┌────────

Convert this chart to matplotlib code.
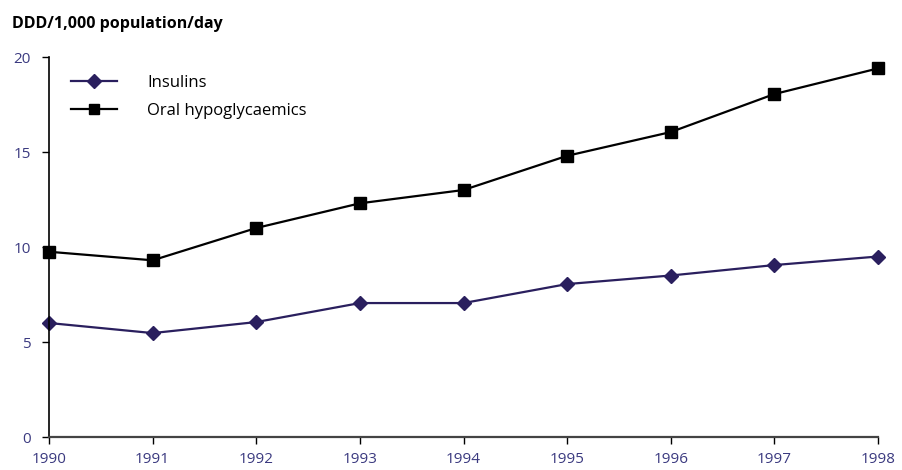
import matplotlib
matplotlib.use("Agg")
import matplotlib.pyplot as plt

years = [1990, 1991, 1992, 1993, 1994, 1995, 1996, 1997, 1998]
insulins = [6.0, 5.47, 6.05, 7.05, 7.05, 8.05, 8.5, 9.05, 9.5]
oral = [9.75, 9.3, 11.0, 12.3, 13.0, 14.8, 16.05, 18.05, 19.4]
yticks = [0, 5, 10, 15, 20]

navy = "#2a1f5e"
label_col = "#3b3a80"

plt.rcParams['font.family'] = ['Open Sans', 'DejaVu Sans']

fig = plt.figure(figsize=(9.03, 4.70), dpi=100)
ax = fig.add_axes([0.0543, 0.0702, 0.918, 0.8085])

ax.plot(years, insulins, color=navy, marker='D', markersize=7, linewidth=1.6,
        label='Insulins')
ax.plot(years, oral, color='black', marker='s', markersize=9, linewidth=1.6,
        label='Oral hypoglycaemics')

ax.set_xlim(1990, 1998)
ax.set_ylim(0, 20)
ax.set_xticks(years)
ax.set_yticks(yticks)
ax.set_xticklabels([str(y) for y in years])
ax.set_yticklabels([str(v) for v in yticks])
ax.tick_params(axis='both', colors='black', labelcolor=label_col, labelsize=11,
               length=5, width=1)
ax.tick_params(axis='y', pad=8)
ax.tick_params(axis='x', pad=6)

for s in ['top', 'right']:
    ax.spines[s].set_visible(False)
ax.spines['left'].set_linewidth(1.2)
ax.spines['bottom'].set_linewidth(1.6)
ax.spines['bottom'].set_color('#444444')
ax.spines['left'].set_clip_on(False)
ax.spines['bottom'].set_clip_on(False)
for l in ax.lines:
    l.set_clip_on(False)

leg = ax.legend(loc='upper left', bbox_to_anchor=(0.008, 0.993), frameon=False,
                fontsize=12, handlelength=2.8, handletextpad=1.8,
                labelspacing=0.72)
for h in leg.legend_handles:
    h.set_markersize(7)

fig.text(0.013, 0.948, 'DDD/1,000 population/day', fontsize=11.5,
         fontweight='bold', ha='left', va='center', color='black')

fig.savefig('out.png', dpi=100)
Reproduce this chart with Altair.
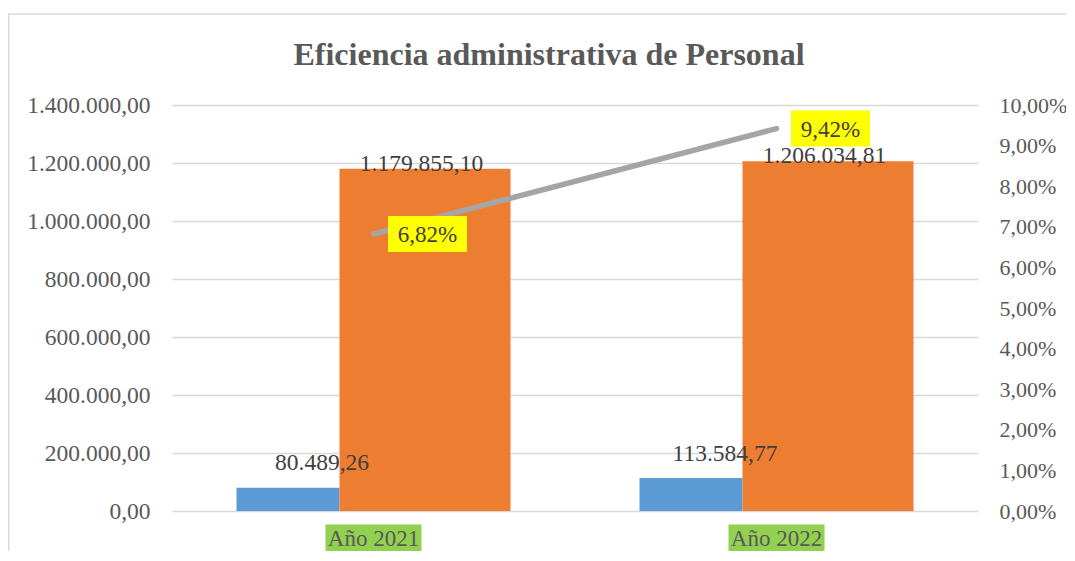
import altair as alt
import pandas as pd

categories = ["Año 2021", "Año 2022"]
gasto_personal = [80489.26, 113584.77]
gasto_total = [1179855.10, 1206034.81]
eficiencia = [0.0682, 0.0942]
title_text = "Eficiencia administrativa de Personal"

df = pd.DataFrame({
    "cat": categories,
    "personal": gasto_personal,
    "total": gasto_total,
    "pct": eficiencia,
})

FONT = "Liberation Serif"
AX_COLOR = "#595959"
LBL_COLOR = "#404040"

x_enc = alt.X("cat:N", sort=categories, axis=None,
              scale=alt.Scale(paddingInner=0, paddingOuter=0))

left_axis = alt.Axis(title=None, values=list(range(0, 1400001, 200000)), format=",.2f",
                     domain=False, ticks=False, grid=True, gridColor="#d9d9d9",
                     gridWidth=1.3, labelFont=FONT, labelFontSize=23.5,
                     labelColor=AX_COLOR, labelPadding=22)
left_scale = alt.Scale(domain=[0, 1400000], nice=False)

right_axis = alt.Axis(title=None, orient="right", values=[i / 100 for i in range(0, 11)],
                      format=".2%", domain=False, ticks=False, grid=False,
                      labelFont=FONT, labelFontSize=22, labelColor=AX_COLOR,
                      labelPadding=21)
right_scale = alt.Scale(domain=[0, 0.10], nice=False)

base = alt.Chart(df)

border = alt.Chart(pd.DataFrame({"d": [0]})).mark_rect(
    fillOpacity=0, stroke="#d9d9d9", strokeWidth=1.5
).encode(x=alt.value(-163.25), x2=alt.value(1000), y=alt.value(-91), y2=alt.value(600))

title = alt.Chart(pd.DataFrame({"t": [title_text]})).mark_text(
    font=FONT, fontSize=32, fontWeight="bold", color=AX_COLOR,
    baseline="alphabetic", align="center"
).encode(text="t:N", x=alt.value(377), y=alt.value(-40))

blue = base.mark_bar(width=103, xOffset=-85.5, color="#5b9bd5").encode(
    x=x_enc, y=alt.Y("personal:Q", scale=left_scale, axis=left_axis))
orange = base.mark_bar(width=171, xOffset=51.5, color="#ed7d31").encode(
    x=x_enc, y=alt.Y("total:Q", scale=left_scale, axis=left_axis))
blue_lbl = base.mark_text(font=FONT, fontSize=23.5, color=LBL_COLOR, baseline="middle",
                          dx=-51.5, dy=-24.5).encode(
    x=x_enc, y=alt.Y("personal:Q", scale=left_scale, axis=left_axis),
    text=alt.Text("personal:Q", format=",.2f"))
orange_lbl = base.mark_text(font=FONT, fontSize=23.5, color=LBL_COLOR, baseline="middle",
                            dx=48, dy=-5).encode(
    x=x_enc, y=alt.Y("total:Q", scale=left_scale, axis=left_axis),
    text=alt.Text("total:Q", format=",.2f"))

xbox = base.mark_point(filled=True, opacity=1, color="#92d050", strokeWidth=0,
                       shape="M-1,-0.28125L1,-0.28125L1,0.28125L-1,0.28125Z", size=9216).encode(
    x=x_enc, y=alt.value(433))
xlbl = base.mark_text(font=FONT, fontSize=23, color=AX_COLOR, baseline="middle").encode(
    x=x_enc, y=alt.value(434), text="cat:N")

left = alt.layer(blue, orange, blue_lbl, orange_lbl, xbox, xlbl)

line = base.mark_line(color="#a5a5a5", strokeWidth=5.5, strokeCap="round").encode(
    x=x_enc, y=alt.Y("pct:Q", scale=right_scale, axis=right_axis))
ybox = base.mark_point(filled=True, opacity=1, color="#ffff00", strokeWidth=0, xOffset=54,
                       shape="M-1,-0.4557L1,-0.4557L1,0.4557L-1,0.4557Z", size=6241).encode(
    x=x_enc, y=alt.Y("pct:Q", scale=right_scale, axis=right_axis))
ylbl = base.mark_text(font=FONT, fontSize=23, color=LBL_COLOR, baseline="middle", dx=54, dy=1).encode(
    x=x_enc, y=alt.Y("pct:Q", scale=right_scale, axis=right_axis),
    text=alt.Text("pct:Q", format=".2%"))

right = alt.layer(line, ybox, ylbl)

chart = alt.layer(border, title, left, right).resolve_scale(y="independent").properties(
    width=806, height=406,
    padding={"left": 164, "top": 97, "right": 88, "bottom": 40},
    autosize=alt.AutoSizeParams(type="none"),
).configure(
    locale={"number": {"decimal": ",", "thousands": ".", "grouping": [3], "currency": ["", ""]}}
).configure_view(stroke=None)

chart.save("out.html", embed_options={"renderer": "svg", "actions": False})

└────────

§ Request:
Would you return the data exactly as written, without the pictures?

§ Result below:
Convert this chart to matplotlib code.
import matplotlib
matplotlib.use("Agg")
import matplotlib.pyplot as plt

years = [1990, 1991, 1992, 1993, 1994, 1995, 1996, 1997, 1998]
insulins = [6.0, 5.47, 6.05, 7.05, 7.05, 8.05, 8.5, 9.05, 9.5]
oral = [9.75, 9.3, 11.0, 12.3, 13.0, 14.8, 16.05, 18.05, 19.4]
yticks = [0, 5, 10, 15, 20]

navy = "#2a1f5e"
label_col = "#3b3a80"

plt.rcParams['font.family'] = ['Open Sans', 'DejaVu Sans']

fig = plt.figure(figsize=(9.03, 4.70), dpi=100)
ax = fig.add_axes([0.0543, 0.0702, 0.918, 0.8085])

ax.plot(years, insulins, color=navy, marker='D', markersize=7, linewidth=1.6,
        label='Insulins')
ax.plot(years, oral, color='black', marker='s', markersize=9, linewidth=1.6,
        label='Oral hypoglycaemics')

ax.set_xlim(1990, 1998)
ax.set_ylim(0, 20)
ax.set_xticks(years)
ax.set_yticks(yticks)
ax.set_xticklabels([str(y) for y in years])
ax.set_yticklabels([str(v) for v in yticks])
ax.tick_params(axis='both', colors='black', labelcolor=label_col, labelsize=11,
               length=5, width=1)
ax.tick_params(axis='y', pad=8)
ax.tick_params(axis='x', pad=6)

for s in ['top', 'right']:
    ax.spines[s].set_visible(False)
ax.spines['left'].set_linewidth(1.2)
ax.spines['bottom'].set_linewidth(1.6)
ax.spines['bottom'].set_color('#444444')
ax.spines['left'].set_clip_on(False)
ax.spines['bottom'].set_clip_on(False)
for l in ax.lines:
    l.set_clip_on(False)

leg = ax.legend(loc='upper left', bbox_to_anchor=(0.008, 0.993), frameon=False,
                fontsize=12, handlelength=2.8, handletextpad=1.8,
                labelspacing=0.72)
for h in leg.legend_handles:
    h.set_markersize(7)

fig.text(0.013, 0.948, 'DDD/1,000 population/day', fontsize=11.5,
         fontweight='bold', ha='left', va='center', color='black')

fig.savefig('out.png', dpi=100)
Reproduce this chart with Altair.
import altair as alt
import pandas as pd

categories = ["Año 2021", "Año 2022"]
gasto_personal = [80489.26, 113584.77]
gasto_total = [1179855.10, 1206034.81]
eficiencia = [0.0682, 0.0942]
title_text = "Eficiencia administrativa de Personal"

df = pd.DataFrame({
    "cat": categories,
    "personal": gasto_personal,
    "total": gasto_total,
    "pct": eficiencia,
})

FONT = "Liberation Serif"
AX_COLOR = "#595959"
LBL_COLOR = "#404040"

x_enc = alt.X("cat:N", sort=categories, axis=None,
              scale=alt.Scale(paddingInner=0, paddingOuter=0))

left_axis = alt.Axis(title=None, values=list(range(0, 1400001, 200000)), format=",.2f",
                     domain=False, ticks=False, grid=True, gridColor="#d9d9d9",
                     gridWidth=1.3, labelFont=FONT, labelFontSize=23.5,
                     labelColor=AX_COLOR, labelPadding=22)
left_scale = alt.Scale(domain=[0, 1400000], nice=False)

right_axis = alt.Axis(title=None, orient="right", values=[i / 100 for i in range(0, 11)],
                      format=".2%", domain=False, ticks=False, grid=False,
                      labelFont=FONT, labelFontSize=22, labelColor=AX_COLOR,
                      labelPadding=21)
right_scale = alt.Scale(domain=[0, 0.10], nice=False)

base = alt.Chart(df)

border = alt.Chart(pd.DataFrame({"d": [0]})).mark_rect(
    fillOpacity=0, stroke="#d9d9d9", strokeWidth=1.5
).encode(x=alt.value(-163.25), x2=alt.value(1000), y=alt.value(-91), y2=alt.value(600))

title = alt.Chart(pd.DataFrame({"t": [title_text]})).mark_text(
    font=FONT, fontSize=32, fontWeight="bold", color=AX_COLOR,
    baseline="alphabetic", align="center"
).encode(text="t:N", x=alt.value(377), y=alt.value(-40))

blue = base.mark_bar(width=103, xOffset=-85.5, color="#5b9bd5").encode(
    x=x_enc, y=alt.Y("personal:Q", scale=left_scale, axis=left_axis))
orange = base.mark_bar(width=171, xOffset=51.5, color="#ed7d31").encode(
    x=x_enc, y=alt.Y("total:Q", scale=left_scale, axis=left_axis))
blue_lbl = base.mark_text(font=FONT, fontSize=23.5, color=LBL_COLOR, baseline="middle",
                          dx=-51.5, dy=-24.5).encode(
    x=x_enc, y=alt.Y("personal:Q", scale=left_scale, axis=left_axis),
    text=alt.Text("personal:Q", format=",.2f"))
orange_lbl = base.mark_text(font=FONT, fontSize=23.5, color=LBL_COLOR, baseline="middle",
                            dx=48, dy=-5).encode(
    x=x_enc, y=alt.Y("total:Q", scale=left_scale, axis=left_axis),
    text=alt.Text("total:Q", format=",.2f"))

xbox = base.mark_point(filled=True, opacity=1, color="#92d050", strokeWidth=0,
                       shape="M-1,-0.28125L1,-0.28125L1,0.28125L-1,0.28125Z", size=9216).encode(
    x=x_enc, y=alt.value(433))
xlbl = base.mark_text(font=FONT, fontSize=23, color=AX_COLOR, baseline="middle").encode(
    x=x_enc, y=alt.value(434), text="cat:N")

left = alt.layer(blue, orange, blue_lbl, orange_lbl, xbox, xlbl)

line = base.mark_line(color="#a5a5a5", strokeWidth=5.5, strokeCap="round").encode(
    x=x_enc, y=alt.Y("pct:Q", scale=right_scale, axis=right_axis))
ybox = base.mark_point(filled=True, opacity=1, color="#ffff00", strokeWidth=0, xOffset=54,
                       shape="M-1,-0.4557L1,-0.4557L1,0.4557L-1,0.4557Z", size=6241).encode(
    x=x_enc, y=alt.Y("pct:Q", scale=right_scale, axis=right_axis))
ylbl = base.mark_text(font=FONT, fontSize=23, color=LBL_COLOR, baseline="middle", dx=54, dy=1).encode(
    x=x_enc, y=alt.Y("pct:Q", scale=right_scale, axis=right_axis),
    text=alt.Text("pct:Q", format=".2%"))

right = alt.layer(line, ybox, ylbl)

chart = alt.layer(border, title, left, right).resolve_scale(y="independent").properties(
    width=806, height=406,
    padding={"left": 164, "top": 97, "right": 88, "bottom": 40},
    autosize=alt.AutoSizeParams(type="none"),
).configure(
    locale={"number": {"decimal": ",", "thousands": ".", "grouping": [3], "currency": ["", ""]}}
).configure_view(stroke=None)

chart.save("out.html", embed_options={"renderer": "svg", "actions": False})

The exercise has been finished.